I completed the first draft of my transportation planning adventure yesterday. I got 2,500 words written, which brought the final story to about 7,600 words. That is much longer than the 6,000 word story I had planned. I’ll need to edit it down quite a lot.
My brother suggested I read Kathy Reichs’ book Déjà Dead. I’m about a third of the way through.
She has much more description in her writing than I have in my story. I realized was that her descriptions are there to create mood. In the past I have concentrated on film scripts. In film, the mood cues are not needed in the script, since they are added in production or post production.

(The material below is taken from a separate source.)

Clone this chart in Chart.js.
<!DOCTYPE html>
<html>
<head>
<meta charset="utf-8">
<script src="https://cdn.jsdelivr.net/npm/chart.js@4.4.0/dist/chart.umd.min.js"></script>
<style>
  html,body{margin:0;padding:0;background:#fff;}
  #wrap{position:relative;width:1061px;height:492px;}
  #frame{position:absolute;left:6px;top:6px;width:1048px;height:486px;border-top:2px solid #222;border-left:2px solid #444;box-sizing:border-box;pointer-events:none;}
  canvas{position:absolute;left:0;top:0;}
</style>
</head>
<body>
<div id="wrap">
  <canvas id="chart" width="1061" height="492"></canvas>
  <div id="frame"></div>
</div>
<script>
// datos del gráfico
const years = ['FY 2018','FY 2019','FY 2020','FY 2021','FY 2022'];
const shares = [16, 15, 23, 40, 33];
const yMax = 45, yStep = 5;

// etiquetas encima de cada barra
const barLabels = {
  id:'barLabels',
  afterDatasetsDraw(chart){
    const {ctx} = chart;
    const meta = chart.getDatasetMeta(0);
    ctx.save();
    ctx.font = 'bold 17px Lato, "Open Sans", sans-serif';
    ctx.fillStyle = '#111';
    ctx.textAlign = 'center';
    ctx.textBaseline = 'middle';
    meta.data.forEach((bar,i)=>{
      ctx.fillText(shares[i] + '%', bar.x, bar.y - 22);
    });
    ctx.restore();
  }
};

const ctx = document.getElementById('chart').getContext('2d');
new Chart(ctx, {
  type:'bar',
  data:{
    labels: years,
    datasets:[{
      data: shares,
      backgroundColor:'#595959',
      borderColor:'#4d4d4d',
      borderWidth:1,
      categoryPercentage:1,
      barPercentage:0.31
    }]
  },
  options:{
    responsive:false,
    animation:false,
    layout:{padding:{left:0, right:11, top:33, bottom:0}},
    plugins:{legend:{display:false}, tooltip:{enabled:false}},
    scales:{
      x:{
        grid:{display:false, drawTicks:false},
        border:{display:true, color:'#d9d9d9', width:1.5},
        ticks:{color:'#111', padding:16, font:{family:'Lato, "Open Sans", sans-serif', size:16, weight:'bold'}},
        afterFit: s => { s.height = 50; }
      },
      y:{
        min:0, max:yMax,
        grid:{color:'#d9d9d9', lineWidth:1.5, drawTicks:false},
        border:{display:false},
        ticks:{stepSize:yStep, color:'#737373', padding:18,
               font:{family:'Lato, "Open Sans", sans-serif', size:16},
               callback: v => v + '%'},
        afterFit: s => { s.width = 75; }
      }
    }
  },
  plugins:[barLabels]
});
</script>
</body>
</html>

This causes a problem for my rewrite. If try to edit the story down to 6,000 words, I won’t be able to add any description. I’m not sure I want to expand the story to allow more room for description.

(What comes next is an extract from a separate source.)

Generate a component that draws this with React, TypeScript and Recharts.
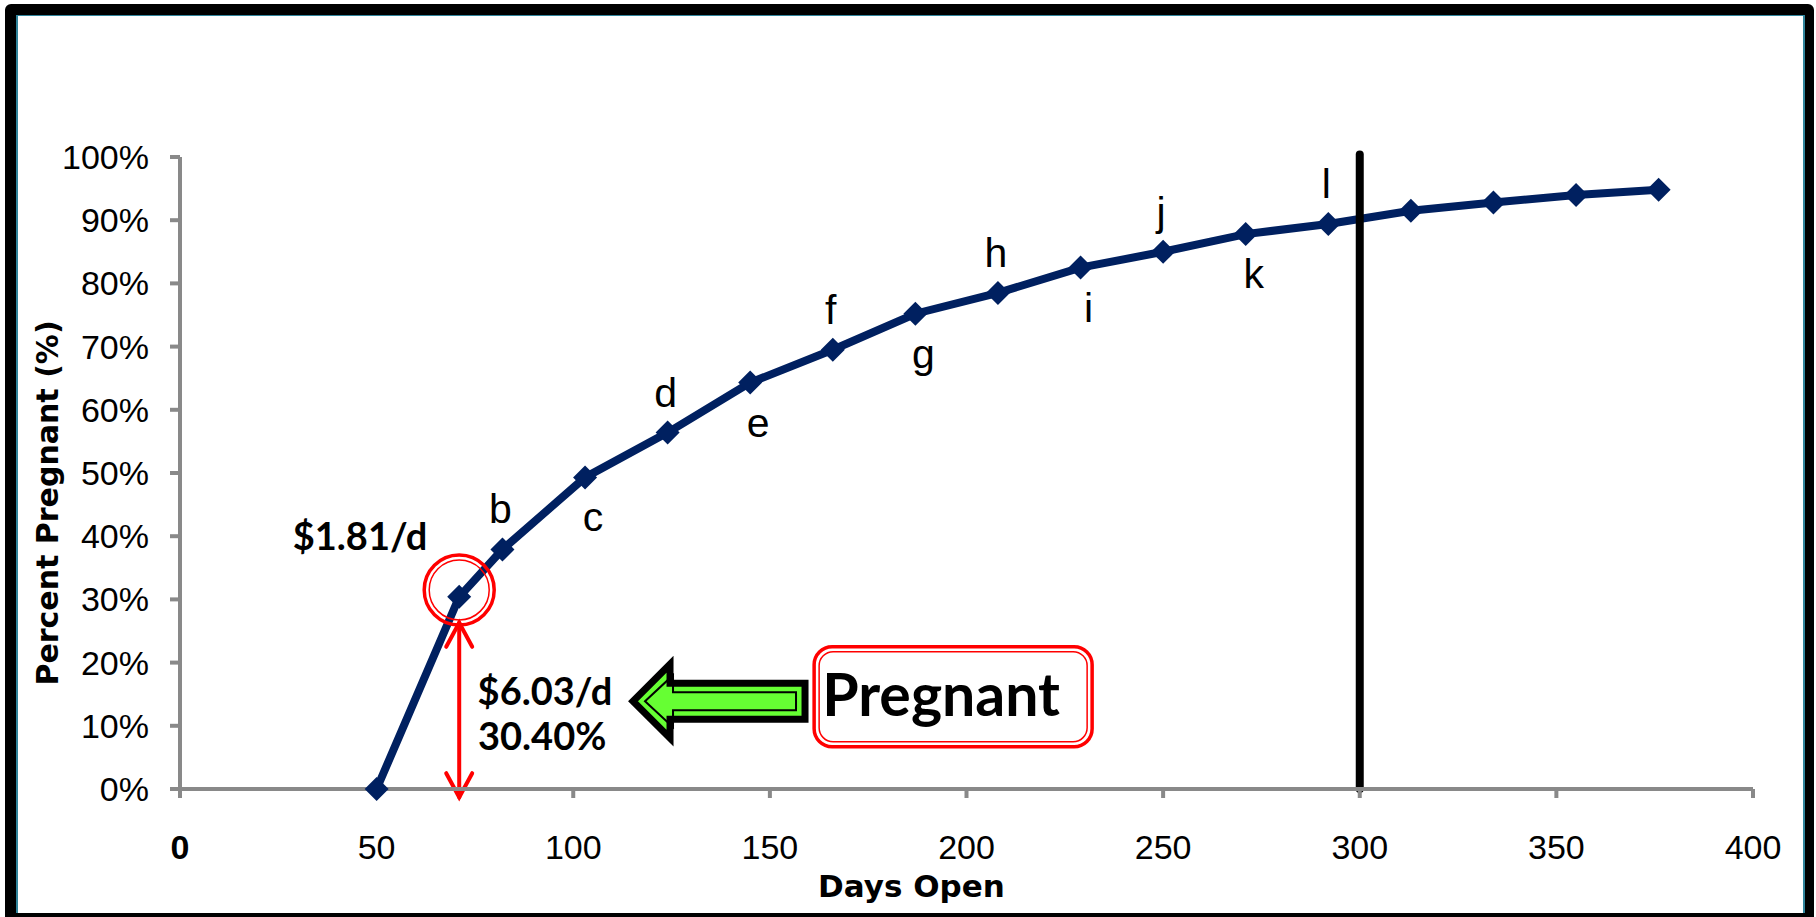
import {
  Label,
  LabelList,
  Line,
  LineChart,
  ReferenceDot,
  ReferenceLine,
  XAxis,
  YAxis,
} from "recharts";

// Days open vs. cumulative percent pregnant.
const days = [50, 71, 82, 103, 124, 145, 166, 187, 208, 229, 250, 271, 292, 313, 334, 355, 376];
const pctPregnant = [0, 30.4, 37.9, 49.3, 56.4, 64.3, 69.5, 75.2, 78.5, 82.5, 85.0, 87.8, 89.4, 91.5, 92.8, 94.0, 94.8];
const pointTags = ["", "", "b", "c", "d", "e", "f", "g", "h", "i", "j", "k", "l", "", "", "", ""];
const tagBelow = [false, false, false, true, false, true, false, true, false, true, false, true, false, false, false, false, false];

const xTicks = [0, 50, 100, 150, 200, 250, 300, 350, 400];
const yTicks = [0, 10, 20, 30, 40, 50, 60, 70, 80, 90, 100];

const cutoffDay = 300;
const breakEvenDay = 71;
const costLabels = ["$1.81/d", "$6.03/d", "30.40%"];
const boxText = "Pregnant";

const NAVY = "#002060";
const AXIS = "#898989";
const RED = "#ff0000";
const SANS = "'Liberation Sans', Arial, sans-serif";
const CALLOUT = "Lato, 'Open Sans', sans-serif";

const rows = days.map((day, i) => ({ day, pct: pctPregnant[i], tag: pointTags[i] }));

function Diamond(props: any) {
  const { cx, cy, index } = props;
  if (cx == null || cy == null) return <g key={index} />;
  const r = 12;
  return (
    <polygon
      key={index}
      points={`${cx},${cy - r} ${cx + r},${cy} ${cx},${cy + r} ${cx - r},${cy}`}
      fill={NAVY}
    />
  );
}

function renderTag(props: any) {
  const { x, y, value, index } = props;
  if (!value) return null;
  const below = tagBelow[index];
  return (
    <text
      x={x + (below ? 8 : -2)}
      y={y + (below ? 40 : -40)}
      textAnchor="middle"
      dominantBaseline="central"
      fontFamily={SANS}
      fontSize={41}
      fill="#000"
    >
      {value}
    </text>
  );
}

function XTick(props: any) {
  const { x, y, payload } = props;
  return (
    <text
      x={x}
      y={y}
      dy="0.71em"
      textAnchor="middle"
      fontFamily={SANS}
      fontSize={34}
      fontWeight={payload.value === 0 ? 700 : 400}
      fill="#000"
    >
      {payload.value}
    </text>
  );
}

const calloutText = (text: string) => (p: any) => (
  <text
    x={p.cx}
    y={p.cy}
    textAnchor="middle"
    fontFamily={CALLOUT}
    fontWeight={700}
    fontSize={38}
    fill="#000"
  >
    {text}
  </text>
);

function GreenArrow(p: any) {
  const { cx, cy } = p;
  const outer = [
    [0, 0], [37, -37], [37, -18], [172, -18], [172, 18], [37, 18], [37, 37],
  ];
  const inner = [
    [12, 0], [40, -26], [40, -9], [163, -9], [163, 9], [40, 9], [40, 26],
  ];
  const pts = (arr: number[][]) => arr.map(([dx, dy]) => `${cx + dx},${cy + dy}`).join(" ");
  return (
    <g>
      <polygon points={pts(outer)} fill="#66ff33" stroke="#000" strokeWidth={7} strokeLinejoin="miter" />
      <polygon points={pts(inner)} fill="none" stroke="#000" strokeWidth={2} />
    </g>
  );
}

function PregnantBox(p: any) {
  const { cx, cy } = p;
  return (
    <g>
      <rect x={cx - 139} y={cy - 50} width={278} height={100} rx={18} fill="#fff" stroke={RED} strokeWidth={3.5} />
      <rect x={cx - 134} y={cy - 45} width={268} height={90} rx={14} fill="none" stroke={RED} strokeWidth={1.5} />
      <text
        x={cx - 12}
        y={cy + 19}
        textAnchor="middle"
        fontFamily={CALLOUT}
        fontWeight={700}
        fontSize={59}
        fill="#000"
      >
        {boxText}
      </text>
    </g>
  );
}

function DoubleRing(p: any) {
  const { cx, cy } = p;
  return (
    <g>
      <circle cx={cx} cy={cy} r={35} fill="none" stroke={RED} strokeWidth={3.5} />
      <circle cx={cx} cy={cy} r={30} fill="none" stroke={RED} strokeWidth={1.5} />
    </g>
  );
}

function RedDoubleArrow(p: any) {
  const { x1, y1, x2, y2 } = p;
  const top = Math.min(y1, y2);
  const bottom = Math.max(y1, y2);
  const x = x1;
  return (
    <g stroke={RED} strokeWidth={4} fill="none" strokeLinecap="round">
      <line x1={x} y1={top} x2={x2} y2={bottom} />
      <polyline points={`${x - 13},${top + 24} ${x},${top} ${x + 13},${top + 24}`} />
      <polyline points={`${x - 13},${bottom - 24} ${x},${bottom} ${x + 13},${bottom - 24}`} />
    </g>
  );
}

export default function App() {
  return (
    <div style={{ position: "absolute", left: 0, top: 0, width: 1816, height: 917, background: "#fff", overflow: "hidden" }}>
      <LineChart width={1816} height={917} data={rows} margin={{ top: 157, right: 63, bottom: 28, left: 20 }}>
        <XAxis
          dataKey="day"
          type="number"
          domain={[0, 400]}
          ticks={xTicks}
          interval={0}
          height={100}
          tick={<XTick />}
          tickSize={9}
          tickMargin={37}
          axisLine={{ stroke: AXIS, strokeWidth: 4 }}
          tickLine={{ stroke: AXIS, strokeWidth: 4 }}
        >
          <Label
            content={(p: any) => (
              <text
                x={p.viewBox.x + p.viewBox.width / 2 - 55}
                y={p.viewBox.y + 97}
                textAnchor="middle"
                dominantBaseline="central"
                fontFamily="'DejaVu Sans', Verdana, sans-serif"
                fontWeight={700}
                fontSize={31}
                fill="#000"
              >
                Days Open
              </text>
            )}
          />
        </XAxis>
        <YAxis
          type="number"
          domain={[0, 100]}
          ticks={yTicks}
          interval={0}
          width={160}
          tickFormatter={(v: number) => `${v}%`}
          tick={{ fontSize: 34, fill: "#000", fontFamily: SANS }}
          tickSize={10}
          tickMargin={21}
          axisLine={{ stroke: AXIS, strokeWidth: 4 }}
          tickLine={{ stroke: AXIS, strokeWidth: 4 }}
        >
          <Label
            content={(p: any) => {
              const cx = p.viewBox.x + 27;
              const cy = p.viewBox.y + p.viewBox.height / 2 + 30;
              return (
                <text
                  x={cx}
                  y={cy}
                  transform={`rotate(-90 ${cx} ${cy})`}
                  textAnchor="middle"
                  dominantBaseline="central"
                  fontFamily="'DejaVu Sans', Verdana, sans-serif"
                  fontWeight={700}
                  fontSize={30}
                  fill="#000"
                >
                  Percent Pregnant (%)
                </text>
              );
            }}
          />
        </YAxis>
        <Line
          dataKey="pct"
          stroke={NAVY}
          strokeWidth={8}
          dot={Diamond}
          activeDot={false}
          isAnimationActive={false}
        >
          <LabelList dataKey="tag" content={renderTag} />
        </Line>
        <ReferenceLine
          segment={[{ x: cutoffDay, y: 0 }, { x: cutoffDay, y: 100.4 }]}
          stroke="#000"
          strokeWidth={8}
          strokeLinecap="round"
          ifOverflow="visible"
        />
        <ReferenceLine
          segment={[{ x: breakEvenDay, y: -1.3 }, { x: breakEvenDay, y: 26.3 }]}
          ifOverflow="visible"
          shape={RedDoubleArrow}
        />
        <ReferenceDot x={breakEvenDay} y={31.5} ifOverflow="visible" shape={DoubleRing} />
        <ReferenceDot x={45.8} y={37.8} ifOverflow="visible" shape={calloutText(costLabels[0])} />
        <ReferenceDot x={92.8} y={13.3} ifOverflow="visible" shape={calloutText(costLabels[1])} />
        <ReferenceDot x={92.1} y={6.2} ifOverflow="visible" shape={calloutText(costLabels[2])} />
        <ReferenceDot x={115.2} y={13.9} ifOverflow="visible" shape={GreenArrow} />
        <ReferenceDot x={196.6} y={14.6} ifOverflow="visible" shape={PregnantBox} />
      </LineChart>
      {/* slide frame */}
      <div
        style={{
          position: "absolute",
          left: 5,
          top: 4,
          width: 1809,
          height: 920,
          boxSizing: "border-box",
          border: "11px solid #000",
          borderRightWidth: 9,
          borderRadius: 6,
          pointerEvents: "none",
        }}
      >
        <div
          style={{
            position: "absolute",
            inset: 0,
            borderLeft: "2px solid #31849b",
            borderRight: "2px solid #31849b",
            borderTop: "1px solid #31849b",
          }}
        />
      </div>
    </div>
  );
}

Like my story, The Abattoir Project: A Ken Walker Adventure, I created an outline inspired by the Lester Dent master fiction plot. I replaced the physical confrontations with verbal ones, but otherwise I used the same structure.
Note 2015 May 20: Since the Lester Dent Master Fiction plot keeps vanishing, I added it to one of my blog posts:
The outline is broken down into four sections, which are broken down into five “chapters” which are broken down into three “actions”. That gives me 60 actions for the story. While the idea is for each action to be about 100 words, in practice they vary from about 13 to 250. This creates a problem for pacing
Maybe I shouldn’t get too concerned about this. As long as the final story turns out OK, I don’t think it needs to accurately reflect the original outline. It does tell me that I have more to learn about what is needed in the outline. I’m sure that will come as I write more. Even in this second story, I found that I didn’t need to rework the outline while I wrote, like I did with the first story.
I am still worried that the stories won’t engage readers. Hopefully that will come with more experience.